Sometimes they forge ahead even knowing the pitfalls.
So web distribution seems like an easier solution, doesn't it? Make up your comic, upload it to Apple's Itunes site, or Amazon's e-book page, someone pays two bucks to download it on their Ipad3 or ColorKindle or whatever, you keep 70% of that two bucks, with enough paying readers, you're making money. Better still, you've got the time to do other things. Hell, maybe even another comic series.
Hang on. Remember those guys above I mentioned? The ones with the flying cars? Remember when I said that they figured out how to get their hands on those flying cars for free? "Flying
cars" was my own lame metaphor for "Digital Media". And those guys aren't being spiteful, or mean, or cheap, or greedy. (They're not taking movies and T.V. shows (or bikes and cars) off
the 'net and selling them. Well, unless they're Chinese. Or Russian.) That's just the way they've been doing things for over a decade now. Try explaining to them that what they're doing is
literally starving you to death, and it's like trying to explain Calculus to a chimp. To these guys, the whole of the Internet is a cornucopia of free stuff that's just lying around. Nothing's being
destroyed. No paper or plastic went into making an Mp3 or a Divx video. Every time a photo or comic or book or magazine is converted to a jpeg or a .cbr file, God doesn't kill a kitten.

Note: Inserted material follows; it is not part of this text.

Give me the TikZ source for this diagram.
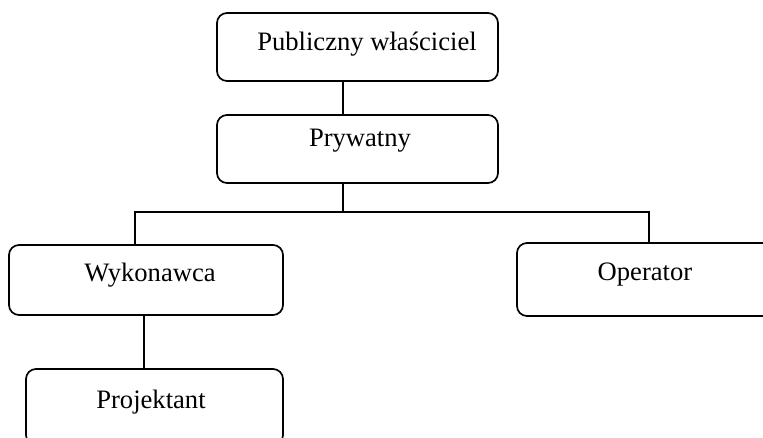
\documentclass[tikz,border=0pt]{standalone}
\usepackage{fontspec}
\setmainfont{Liberation Serif}
\begin{document}
\begin{tikzpicture}[x=1pt,y=-1pt,
  orgbox/.style={draw=black,line width=1.7pt,rounded corners=10pt,
    inner sep=0pt,minimum width=#1},
  orgbox/.default=281pt,
  lbl/.style={anchor=base,inner sep=0pt,font=\fontsize{26.6}{30}\selectfont},
  link/.style={draw=black,line width=1.7pt}]
\fill[white] (0,0) rectangle (763,438);
\clip (0,0) rectangle (763,438);
% boxes
\node[orgbox=281pt,minimum height=68pt] (b1) at (357.5,47) {};
\node[orgbox=281pt,minimum height=68pt] (b2) at (357.5,149) {};
\node[orgbox=274pt,minimum height=70pt] (b3) at (146,280) {};
\node[orgbox=258pt,minimum height=73pt] (b4) at (646,279.5) {};
\node[orgbox=257pt,minimum height=76pt] (b5) at (154.5,407) {};
% labels
\node[lbl] (t1) at (367,51) {Publiczny właściciel};
\node[lbl] (t2) at (360,147) {Prywatny};
\node[lbl] (t3) at (150,282) {Wykonawca};
\node[lbl] (t4) at (645,281) {Operator};
\node[lbl] (t5) at (151,408) {Projektant};
% connector points
\coordinate (busM) at (343,212);
\coordinate (busL) at (135,212);
\coordinate (busR) at (649,212);
\coordinate (spine) at (144,0);
% connectors
\draw[link] (b1.south -| busM) -- (b2.north -| busM);
\draw[link] (b2.south -| busM) -- (busM);
\draw[link] (b3.north -| busL) -- (busL) -- (busR) -- (b4.north -| busR);
\draw[link] (b3.south -| spine) -- (b5.north -| spine);
\end{tikzpicture}
\end{document}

What, for the love of God does this all mean for the aspiring writer or artist or musician in this century? Are they going to have to go back to the Patronage system of the Renaissance? Will they be the 21st century version of the street busker?
Okay. Remember when I pointed out the irony of some kid downloading t.v. shows and movies and video games onto his computer? Hundreds, maybe thousands of dollars of media onto
his hard drive for the relative cost of Internet bandwidth. And on his desk is a bottle of water. Fucking tap water. That he paid for from a store. Water, that is free, that falls from the sky into
a bucket that, if you think of it, you can run through a filter and will likely be safe to drink. (Unless you currently live in Sendai, Japan. Again, sorry, Japan.) Somebody convinced that kid
that shelling out two bucks for that water was a good idea. I don't know how comic artists can currently convince people to drink their brand of tap water, but like it or not. THAT'S the
future of not just the comic industry, but the entire media industry. It's an unknown future, but as always, it's the only one we've got.